= Sociological Association of Ireland =

Professional academic society for sociologists in Ireland

The Sociological Association of Ireland (SAI) is the professional academic society for sociologists in Ireland, and was founded in 1973. The academic journal of the SAI is the Irish Journal of Sociology, which is published by SAGE. SAI members come from a variety of different backgrounds, ranging through postgraduate students, lecturers, civil servants and social researchers. The SAI is notable as a sociological association as it draws members from the Republic of Ireland, Northern Ireland and Great Britain, in addition to many international members.

==International networks==
The Sociological Association of Ireland is a member of the European Sociological Association (ESA), and the International Sociological Association (ISA).

==SAI Annual Conference==
The SAI hosts an annual conference for members and international delegates to promote the discussion of sociological topics.

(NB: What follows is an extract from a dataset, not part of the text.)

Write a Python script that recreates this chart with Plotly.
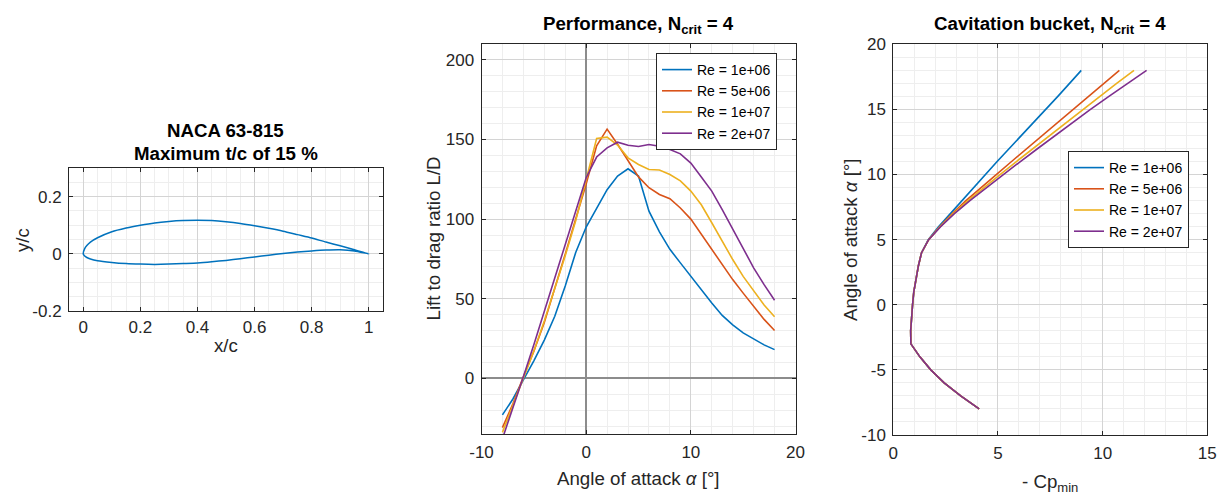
import plotly.graph_objects as go

W, H = 1222, 495

# ---------------- data ----------------
# Airfoil NACA 63-815, trailing edge -> upper -> leading edge -> lower -> trailing edge
foil_x = [1.0, 0.95, 0.9, 0.85, 0.8, 0.75, 0.7, 0.65, 0.6, 0.55, 0.5, 0.45, 0.4, 0.35, 0.3, 0.25,
          0.2, 0.15, 0.1, 0.05, 0.025, 0.0125, 0.005, 0.0,
          0.005, 0.0125, 0.025, 0.05, 0.1, 0.15, 0.2, 0.25, 0.3, 0.35, 0.4, 0.45, 0.5, 0.55,
          0.6, 0.65, 0.7, 0.75, 0.8, 0.85, 0.9, 0.95, 1.0]
foil_y = [0.0, 0.014, 0.028, 0.041, 0.055, 0.067, 0.079, 0.089, 0.098, 0.106, 0.112, 0.116, 0.117,
          0.116, 0.113, 0.108, 0.100, 0.090, 0.077, 0.056, 0.041, 0.029, 0.018, 0.0,
          -0.008, -0.013, -0.018, -0.024, -0.030, -0.034, -0.036, -0.037, -0.036, -0.034,
          -0.032, -0.028, -0.023, -0.017, -0.011, -0.005, 0.001, 0.006, 0.010, 0.013, 0.014,
          0.010, 0.0]

alpha = [-8, -7, -6, -5, -4, -3, -2, -1, 0, 1, 2, 3, 4, 5, 6, 7, 8, 9, 10, 11, 12, 13, 14, 15, 16, 17, 18]

series_names = ["Re = 1e+06", "Re = 5e+06", "Re = 1e+07", "Re = 2e+07"]
series_colors = ["#0072BD", "#D95319", "#EDB120", "#7E2F8E"]

LD_1e6 = [-23, -13, -1, 11, 24, 39, 58, 79, 95, 107, 118.5, 127, 131.6, 127, 105, 92, 81, 72.5,
          64, 55.7, 47.3, 39.5, 33.5, 28.5, 24.5, 21, 18]
LD_5e6 = [-31, -16, 1, 17, 35, 56, 78, 100, 122, 146, 156.5, 147, 137, 126.5, 119.7, 115.5, 112.8,
          107, 100, 90.5, 81, 71.5, 62, 53.5, 45, 37, 30]
LD_1e7 = [-34, -17, 0, 17, 36, 56, 77, 99, 124, 150.6, 151.5, 146.5, 138.5, 134.3, 131.2, 130.8,
          128, 124, 117.6, 109, 97.7, 86, 74.6, 64, 54.6, 46, 38.7]
LD_2e7 = [-38, -19, 1, 21, 42, 63, 85, 106, 126, 139, 144.8, 148.3, 146.4, 145.6, 146.9, 145.8,
          143.7, 141, 135.2, 126.5, 117.6, 106, 93.5, 81, 69.4, 58.8, 49]

CP_1e6 = [4.1, 3.22, 2.43, 1.79, 1.27, 0.84, 0.83, 0.86, 0.92, 0.98, 1.08, 1.2, 1.35, 1.67, 2.17,
          2.72, 3.27, 3.82, 4.38, 4.96, 5.54, 6.13, 6.72, 7.3, 7.86, 8.42, 8.98]
CP_5e6 = [4.1, 3.22, 2.43, 1.79, 1.27, 0.84, 0.83, 0.86, 0.92, 0.98, 1.08, 1.2, 1.35, 1.69, 2.22,
          2.82, 3.47, 4.17, 4.92, 5.65, 6.38, 7.12, 7.86, 8.6, 9.34, 10.07, 10.8]
CP_1e7 = [4.1, 3.22, 2.43, 1.79, 1.27, 0.84, 0.83, 0.86, 0.92, 0.98, 1.08, 1.2, 1.35, 1.69, 2.24,
          2.87, 3.57, 4.32, 5.1, 5.88, 6.67, 7.46, 8.26, 9.05, 9.85, 10.67, 11.5]
CP_2e7 = [4.1, 3.22, 2.43, 1.79, 1.27, 0.84, 0.83, 0.86, 0.92, 0.98, 1.08, 1.2, 1.35, 1.69, 2.26,
          2.92, 3.66, 4.45, 5.26, 6.07, 6.9, 7.73, 8.57, 9.42, 10.3, 11.2, 12.1]

LD_all = [LD_1e6, LD_5e6, LD_1e7, LD_2e7]
CP_all = [CP_1e6, CP_5e6, CP_1e7, CP_2e7]

# ---------------- figure ----------------
FONT = "Liberation Sans, Arial, Helvetica, sans-serif"
TICK = 17
LABEL = 18.7
TITLE = 18.7
LEG = 14

fig = go.Figure()

fig.add_trace(go.Scatter(x=foil_x, y=foil_y, mode="lines",
                         line=dict(color="#0072BD", width=1.5, shape="spline", smoothing=0.6),
                         xaxis="x", yaxis="y", showlegend=False))

for name, col, ld in zip(series_names, series_colors, LD_all):
    fig.add_trace(go.Scatter(x=alpha, y=ld, mode="lines", name=name, line=dict(color=col, width=1.6),
                             xaxis="x2", yaxis="y2", legend="legend"))
for name, col, cp in zip(series_names, series_colors, CP_all):
    fig.add_trace(go.Scatter(x=cp, y=alpha, mode="lines", name=name, line=dict(color=col, width=1.6),
                             xaxis="x3", yaxis="y3", legend="legend2"))


def px(xp):
    return xp / W


def py(yp):
    return 1 - yp / H


def axis(domain, rng, tickvals, ticktext, minor_dtick, anchor, standoff, zeroline=False):
    return dict(domain=domain, range=rng, anchor=anchor, autorange=False, automargin=False,
                tickmode="array", tickvals=tickvals, ticktext=ticktext,
                showline=True, linecolor="#262626", linewidth=1, mirror="allticks",
                ticks="inside", ticklen=4, tickcolor="#262626", tickwidth=1,
                ticklabelstandoff=standoff,
                showgrid=True, gridcolor="#d4d4d4", gridwidth=1,
                minor=dict(dtick=minor_dtick, showgrid=True, gridcolor="#eeeeee", gridwidth=1, ticks=""),
                zeroline=zeroline, zerolinecolor="#8c8c8c", zerolinewidth=2,
                tickfont=dict(family=FONT, size=TICK, color="#262626"), fixedrange=True)


left_dx = [px(69), px(383)]
left_dy = [py(311), py(168)]
mid_dx = [px(481.5), px(795.5)]
mid_dy = [py(434), py(44)]
right_dx = [px(893.3), px(1207.3)]
right_dy = [py(435), py(44.3)]

legend_style = dict(xanchor="left", yanchor="top", bgcolor="white",
                    bordercolor="#262626", borderwidth=1,
                    font=dict(family=FONT, size=LEG, color="#000000"),
                    tracegroupgap=0, itemwidth=30)

layout = dict(
    width=W, height=H, margin=dict(l=0, r=0, t=0, b=0, pad=0, autoexpand=False), autosize=False,
    paper_bgcolor="white", plot_bgcolor="white",
    font=dict(family=FONT, color="#262626"),
    xaxis=axis(left_dx, [-0.05, 1.05], [0, 0.2, 0.4, 0.6, 0.8, 1],
               ["0", "0.2", "0.4", "0.6", "0.8", "1"], 0.05, "y", 1),
    yaxis=axis(left_dy, [-0.2, 0.3], [-0.2, 0, 0.2], ["-0.2", "0", "0.2"], 0.05, "x", 3),
    xaxis2=axis(mid_dx, [-10, 20], [-10, 0, 10, 20], ["-10", "0", "10", "20"], 2, "y2", 3, zeroline=True),
    yaxis2=axis(mid_dy, [-35, 210], [0, 50, 100, 150, 200], ["0", "50", "100", "150", "200"], 10, "x2", 3,
                zeroline=True),
    xaxis3=axis(right_dx, [0, 15], [0, 5, 10, 15], ["0", "5", "10", "15"], 1, "y3", 3),
    yaxis3=axis(right_dy, [-10, 20], [-10, -5, 0, 5, 10, 15, 20],
                ["-10", "-5", "0", "5", "10", "15", "20"], 1, "x3", 3),
    legend=dict(x=px(656), y=py(53), **legend_style),
    legend2=dict(x=px(1068), y=py(151), **legend_style),
    showlegend=True,
)
fig.update_layout(**layout)


def ann(text, x, y, size=LABEL, bold=False, angle=0, color="#262626"):
    fig.add_annotation(text=("<b>%s</b>" % text) if bold else text, x=px(x), y=py(y),
                       xref="paper", yref="paper", xanchor="center", yanchor="middle",
                       showarrow=False, textangle=angle,
                       font=dict(family=FONT, size=size, color=color))


# titles
ann("NACA 63-815", 226, 130, size=TITLE, bold=True, color="#000000")
ann("Maximum t/c of 15 %", 226, 153, size=TITLE, bold=True, color="#000000")
ann("Performance, N<sub>crit</sub> = 4", 638.5, 25, size=TITLE, bold=True, color="#000000")
ann("Cavitation bucket, N<sub>crit</sub> = 4", 1050, 25, size=TITLE, bold=True, color="#000000")

# axis labels
ann("x/c", 226, 345)
ann("y/c", 22, 240, angle=-90)
ann("Angle of attack <i>α</i> [°]", 638.5, 478)
ann("Lift to drag ratio L/D", 432.5, 239, angle=-90)
ann("Angle of attack <i>α</i> [°]", 850, 240, angle=-90)
ann("- Cp<sub>min</sub>", 1050, 483)

fig.write_html("out.html")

==Organisational structure of the SAI==
The SAI is governed by the SAI Executive Committee, consisting of a President, Vice President, Treasurer and Membership Secretary. Decisions are monitored and ratified by the SAI Executive Committee. The executive committee meets twice a semester, in addition to organising the SAI's Annual Conference.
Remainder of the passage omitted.